The following articles will be helpful for you as you begin to consider how to not only build instructor presence in your online course, but also how to effectively teach online. The last reading is actually a fantastic website that contains helpful strategies pertaining to building instructor presence. This is a great website to bookmark to save for future use!

Eight Roles of an Effective Online Teacher

How to Be a Better Online Teacher Advice Guide. Please pay particular attention to tips #1 and #2.

Visit the Instructor Presence website and read through the content on the page.

Next, listen to the following podcast. (Optional)

This podcast is optional. You do not need to listen to it at this time. It is a great resource that you may wish to bookmark on your computer and save for future reference. It is a conversation between the hosts of Tea for Teaching, John Kane and Rebecca Mushtare at the State University of New York at Oswego and their guest, Flower Darby who is a Senior Instructional Designer at Northern Arizona University.

This is Episode 71 of the Tea for Teaching podcast. The title is Small Teaching Online.

Please do the following:

Think about the content contained in Unit 1. Reflect on what you watched, read and listened to about creating instructor presence and building online community.
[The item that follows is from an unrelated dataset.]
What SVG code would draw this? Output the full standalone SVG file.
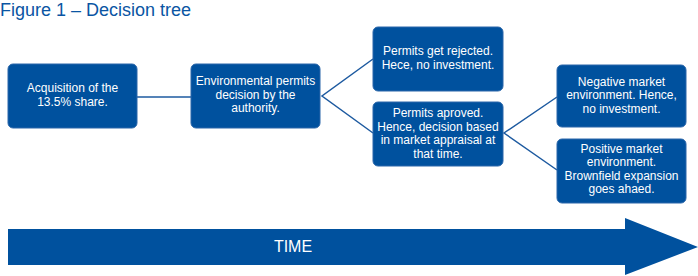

Step 1: Access the Unit 1 Discussion Google Doc and comment on the following:

  • Two things that you learned about creating instructor presence and an online community.
  • One thing you want to implement in your online course.
  • One thing you still have questions about and want to research.

Step 2: On the Unit 1 Discussion Google Doc, add a comment on an idea shared by another learner.

Step 3: Create a Journal Post using a paper journal and a pen, using Word or Google Docs, or an online journal platform such as Monkkee Live Journal or Tumblr.

This journal post is for your personal use to begin to think about how you will create instructor presence in your online course.

Please reflect on the following questions in your journal post:

  • How do you plan to "show up" in each module or your online course? In what ways will you create instructor presence?
  • How will you build a foundation for a community of learners?